[Records with drawing code]
——————————

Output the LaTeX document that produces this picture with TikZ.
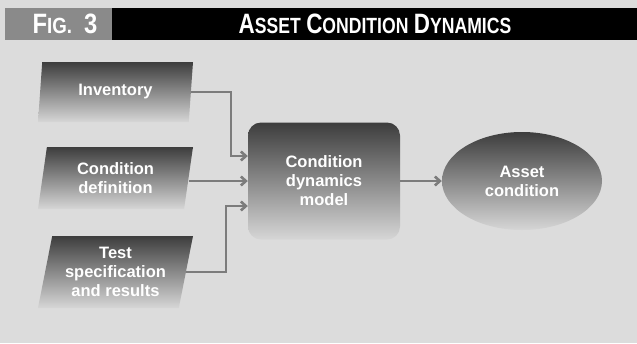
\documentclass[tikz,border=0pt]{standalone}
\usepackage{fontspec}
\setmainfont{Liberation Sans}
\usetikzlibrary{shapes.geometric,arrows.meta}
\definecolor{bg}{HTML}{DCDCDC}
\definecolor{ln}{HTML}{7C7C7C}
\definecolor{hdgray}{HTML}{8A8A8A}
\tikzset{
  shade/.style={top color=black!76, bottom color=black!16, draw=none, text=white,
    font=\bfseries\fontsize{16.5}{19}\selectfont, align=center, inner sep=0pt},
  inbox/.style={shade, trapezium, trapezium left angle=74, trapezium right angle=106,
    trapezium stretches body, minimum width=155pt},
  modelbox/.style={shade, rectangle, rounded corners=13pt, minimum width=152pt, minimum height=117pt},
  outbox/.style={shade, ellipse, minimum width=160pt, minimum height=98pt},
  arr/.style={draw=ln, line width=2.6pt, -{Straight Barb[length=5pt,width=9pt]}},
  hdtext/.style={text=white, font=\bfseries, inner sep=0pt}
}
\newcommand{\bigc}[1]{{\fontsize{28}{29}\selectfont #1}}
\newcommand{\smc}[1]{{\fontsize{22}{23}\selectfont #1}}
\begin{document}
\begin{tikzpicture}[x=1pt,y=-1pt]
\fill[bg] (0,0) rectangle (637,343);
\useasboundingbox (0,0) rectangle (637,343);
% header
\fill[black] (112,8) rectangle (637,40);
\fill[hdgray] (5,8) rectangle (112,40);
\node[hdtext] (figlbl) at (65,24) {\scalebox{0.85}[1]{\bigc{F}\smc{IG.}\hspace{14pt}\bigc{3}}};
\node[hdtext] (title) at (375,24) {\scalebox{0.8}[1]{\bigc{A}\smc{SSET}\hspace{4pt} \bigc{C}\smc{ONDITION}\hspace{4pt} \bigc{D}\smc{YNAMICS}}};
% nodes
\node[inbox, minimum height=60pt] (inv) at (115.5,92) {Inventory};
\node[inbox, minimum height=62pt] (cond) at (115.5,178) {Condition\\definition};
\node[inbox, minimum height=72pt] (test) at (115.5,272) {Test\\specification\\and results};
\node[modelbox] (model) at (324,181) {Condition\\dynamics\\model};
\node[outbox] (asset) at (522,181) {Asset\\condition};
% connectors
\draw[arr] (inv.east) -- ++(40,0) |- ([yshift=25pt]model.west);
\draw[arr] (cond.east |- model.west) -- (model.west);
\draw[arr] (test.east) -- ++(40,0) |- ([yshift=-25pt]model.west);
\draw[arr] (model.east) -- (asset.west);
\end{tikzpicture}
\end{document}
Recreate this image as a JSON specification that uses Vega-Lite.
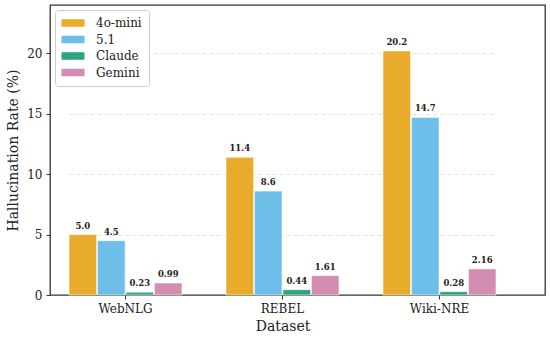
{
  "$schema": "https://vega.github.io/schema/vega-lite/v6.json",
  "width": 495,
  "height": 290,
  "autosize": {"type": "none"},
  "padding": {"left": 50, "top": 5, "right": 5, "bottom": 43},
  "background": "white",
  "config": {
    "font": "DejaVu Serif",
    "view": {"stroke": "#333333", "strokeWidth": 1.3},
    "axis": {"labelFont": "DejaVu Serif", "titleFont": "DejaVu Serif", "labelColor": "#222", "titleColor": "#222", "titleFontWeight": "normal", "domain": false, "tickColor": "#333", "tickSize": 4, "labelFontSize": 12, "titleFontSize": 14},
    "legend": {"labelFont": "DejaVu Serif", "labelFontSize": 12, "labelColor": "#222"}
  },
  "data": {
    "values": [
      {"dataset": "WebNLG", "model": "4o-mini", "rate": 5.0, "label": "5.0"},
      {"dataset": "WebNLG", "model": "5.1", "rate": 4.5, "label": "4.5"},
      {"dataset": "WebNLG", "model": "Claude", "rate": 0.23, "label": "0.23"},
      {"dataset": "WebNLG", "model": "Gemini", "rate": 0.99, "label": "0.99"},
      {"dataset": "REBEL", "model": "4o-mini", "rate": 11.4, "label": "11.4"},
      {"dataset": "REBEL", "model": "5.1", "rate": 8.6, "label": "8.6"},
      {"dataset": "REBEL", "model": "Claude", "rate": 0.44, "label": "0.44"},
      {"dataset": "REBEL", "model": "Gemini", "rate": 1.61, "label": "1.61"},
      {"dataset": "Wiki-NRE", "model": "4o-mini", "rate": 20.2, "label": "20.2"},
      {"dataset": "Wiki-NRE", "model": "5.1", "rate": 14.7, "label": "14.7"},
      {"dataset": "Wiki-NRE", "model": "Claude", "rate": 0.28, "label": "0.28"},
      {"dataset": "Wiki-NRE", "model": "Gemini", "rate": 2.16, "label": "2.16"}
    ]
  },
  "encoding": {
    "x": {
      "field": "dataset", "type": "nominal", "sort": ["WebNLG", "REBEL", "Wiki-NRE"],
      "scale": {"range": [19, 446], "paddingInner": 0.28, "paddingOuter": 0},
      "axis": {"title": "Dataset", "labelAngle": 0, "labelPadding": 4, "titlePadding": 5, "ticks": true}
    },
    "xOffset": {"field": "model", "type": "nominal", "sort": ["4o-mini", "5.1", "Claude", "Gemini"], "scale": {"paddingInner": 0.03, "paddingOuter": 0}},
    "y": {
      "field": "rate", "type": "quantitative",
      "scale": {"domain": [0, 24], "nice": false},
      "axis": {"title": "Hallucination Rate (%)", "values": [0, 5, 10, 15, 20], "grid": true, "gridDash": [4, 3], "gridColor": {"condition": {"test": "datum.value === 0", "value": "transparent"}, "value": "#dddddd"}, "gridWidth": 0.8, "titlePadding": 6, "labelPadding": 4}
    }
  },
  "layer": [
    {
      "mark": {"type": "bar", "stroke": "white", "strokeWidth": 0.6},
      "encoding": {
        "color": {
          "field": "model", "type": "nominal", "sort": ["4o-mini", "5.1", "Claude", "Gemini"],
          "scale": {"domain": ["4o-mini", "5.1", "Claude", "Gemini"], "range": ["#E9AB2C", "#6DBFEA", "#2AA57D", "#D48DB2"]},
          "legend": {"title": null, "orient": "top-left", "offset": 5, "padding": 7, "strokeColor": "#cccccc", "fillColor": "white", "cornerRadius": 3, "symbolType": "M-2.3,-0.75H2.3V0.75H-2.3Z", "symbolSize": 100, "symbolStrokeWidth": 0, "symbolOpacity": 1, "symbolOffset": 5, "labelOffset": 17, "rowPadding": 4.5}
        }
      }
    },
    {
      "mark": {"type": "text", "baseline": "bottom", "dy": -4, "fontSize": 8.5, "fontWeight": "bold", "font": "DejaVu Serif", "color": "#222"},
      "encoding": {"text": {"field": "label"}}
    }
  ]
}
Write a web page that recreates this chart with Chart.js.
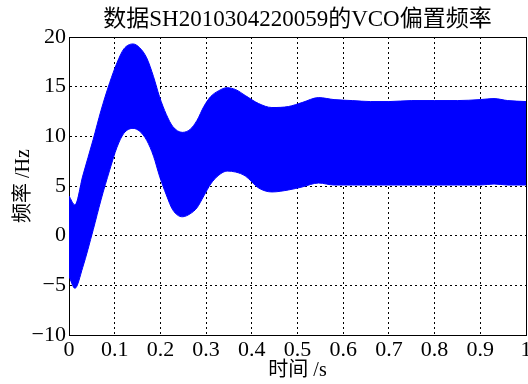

——————————

■ Written instruction: Without the pictures, retype the whole of the material above exactly.

■ Worked answer:
Output the LaTeX document that produces this picture with TikZ.
\documentclass[tikz,border=0pt]{standalone}
\usepackage{fontspec}
\setmainfont{Liberation Sans}
\usetikzlibrary{shapes.geometric,arrows.meta}
\definecolor{bg}{HTML}{DCDCDC}
\definecolor{ln}{HTML}{7C7C7C}
\definecolor{hdgray}{HTML}{8A8A8A}
\tikzset{
  shade/.style={top color=black!76, bottom color=black!16, draw=none, text=white,
    font=\bfseries\fontsize{16.5}{19}\selectfont, align=center, inner sep=0pt},
  inbox/.style={shade, trapezium, trapezium left angle=74, trapezium right angle=106,
    trapezium stretches body, minimum width=155pt},
  modelbox/.style={shade, rectangle, rounded corners=13pt, minimum width=152pt, minimum height=117pt},
  outbox/.style={shade, ellipse, minimum width=160pt, minimum height=98pt},
  arr/.style={draw=ln, line width=2.6pt, -{Straight Barb[length=5pt,width=9pt]}},
  hdtext/.style={text=white, font=\bfseries, inner sep=0pt}
}
\newcommand{\bigc}[1]{{\fontsize{28}{29}\selectfont #1}}
\newcommand{\smc}[1]{{\fontsize{22}{23}\selectfont #1}}
\begin{document}
\begin{tikzpicture}[x=1pt,y=-1pt]
\fill[bg] (0,0) rectangle (637,343);
\useasboundingbox (0,0) rectangle (637,343);
% header
\fill[black] (112,8) rectangle (637,40);
\fill[hdgray] (5,8) rectangle (112,40);
\node[hdtext] (figlbl) at (65,24) {\scalebox{0.85}[1]{\bigc{F}\smc{IG.}\hspace{14pt}\bigc{3}}};
\node[hdtext] (title) at (375,24) {\scalebox{0.8}[1]{\bigc{A}\smc{SSET}\hspace{4pt} \bigc{C}\smc{ONDITION}\hspace{4pt} \bigc{D}\smc{YNAMICS}}};
% nodes
\node[inbox, minimum height=60pt] (inv) at (115.5,92) {Inventory};
\node[inbox, minimum height=62pt] (cond) at (115.5,178) {Condition\\definition};
\node[inbox, minimum height=72pt] (test) at (115.5,272) {Test\\specification\\and results};
\node[modelbox] (model) at (324,181) {Condition\\dynamics\\model};
\node[outbox] (asset) at (522,181) {Asset\\condition};
% connectors
\draw[arr] (inv.east) -- ++(40,0) |- ([yshift=25pt]model.west);
\draw[arr] (cond.east |- model.west) -- (model.west);
\draw[arr] (test.east) -- ++(40,0) |- ([yshift=-25pt]model.west);
\draw[arr] (model.east) -- (asset.west);
\end{tikzpicture}
\end{document}
Recreate this image as a JSON specification that uses Vega-Lite.
{
  "$schema": "https://vega.github.io/schema/vega-lite/v6.json",
  "width": 495,
  "height": 290,
  "autosize": {"type": "none"},
  "padding": {"left": 50, "top": 5, "right": 5, "bottom": 43},
  "background": "white",
  "config": {
    "font": "DejaVu Serif",
    "view": {"stroke": "#333333", "strokeWidth": 1.3},
    "axis": {"labelFont": "DejaVu Serif", "titleFont": "DejaVu Serif", "labelColor": "#222", "titleColor": "#222", "titleFontWeight": "normal", "domain": false, "tickColor": "#333", "tickSize": 4, "labelFontSize": 12, "titleFontSize": 14},
    "legend": {"labelFont": "DejaVu Serif", "labelFontSize": 12, "labelColor": "#222"}
  },
  "data": {
    "values": [
      {"dataset": "WebNLG", "model": "4o-mini", "rate": 5.0, "label": "5.0"},
      {"dataset": "WebNLG", "model": "5.1", "rate": 4.5, "label": "4.5"},
      {"dataset": "WebNLG", "model": "Claude", "rate": 0.23, "label": "0.23"},
      {"dataset": "WebNLG", "model": "Gemini", "rate": 0.99, "label": "0.99"},
      {"dataset": "REBEL", "model": "4o-mini", "rate": 11.4, "label": "11.4"},
      {"dataset": "REBEL", "model": "5.1", "rate": 8.6, "label": "8.6"},
      {"dataset": "REBEL", "model": "Claude", "rate": 0.44, "label": "0.44"},
      {"dataset": "REBEL", "model": "Gemini", "rate": 1.61, "label": "1.61"},
      {"dataset": "Wiki-NRE", "model": "4o-mini", "rate": 20.2, "label": "20.2"},
      {"dataset": "Wiki-NRE", "model": "5.1", "rate": 14.7, "label": "14.7"},
      {"dataset": "Wiki-NRE", "model": "Claude", "rate": 0.28, "label": "0.28"},
      {"dataset": "Wiki-NRE", "model": "Gemini", "rate": 2.16, "label": "2.16"}
    ]
  },
  "encoding": {
    "x": {
      "field": "dataset", "type": "nominal", "sort": ["WebNLG", "REBEL", "Wiki-NRE"],
      "scale": {"range": [19, 446], "paddingInner": 0.28, "paddingOuter": 0},
      "axis": {"title": "Dataset", "labelAngle": 0, "labelPadding": 4, "titlePadding": 5, "ticks": true}
    },
    "xOffset": {"field": "model", "type": "nominal", "sort": ["4o-mini", "5.1", "Claude", "Gemini"], "scale": {"paddingInner": 0.03, "paddingOuter": 0}},
    "y": {
      "field": "rate", "type": "quantitative",
      "scale": {"domain": [0, 24], "nice": false},
      "axis": {"title": "Hallucination Rate (%)", "values": [0, 5, 10, 15, 20], "grid": true, "gridDash": [4, 3], "gridColor": {"condition": {"test": "datum.value === 0", "value": "transparent"}, "value": "#dddddd"}, "gridWidth": 0.8, "titlePadding": 6, "labelPadding": 4}
    }
  },
  "layer": [
    {
      "mark": {"type": "bar", "stroke": "white", "strokeWidth": 0.6},
      "encoding": {
        "color": {
          "field": "model", "type": "nominal", "sort": ["4o-mini", "5.1", "Claude", "Gemini"],
          "scale": {"domain": ["4o-mini", "5.1", "Claude", "Gemini"], "range": ["#E9AB2C", "#6DBFEA", "#2AA57D", "#D48DB2"]},
          "legend": {"title": null, "orient": "top-left", "offset": 5, "padding": 7, "strokeColor": "#cccccc", "fillColor": "white", "cornerRadius": 3, "symbolType": "M-2.3,-0.75H2.3V0.75H-2.3Z", "symbolSize": 100, "symbolStrokeWidth": 0, "symbolOpacity": 1, "symbolOffset": 5, "labelOffset": 17, "rowPadding": 4.5}
        }
      }
    },
    {
      "mark": {"type": "text", "baseline": "bottom", "dy": -4, "fontSize": 8.5, "fontWeight": "bold", "font": "DejaVu Serif", "color": "#222"},
      "encoding": {"text": {"field": "label"}}
    }
  ]
}
Write a web page that recreates this chart with Chart.js.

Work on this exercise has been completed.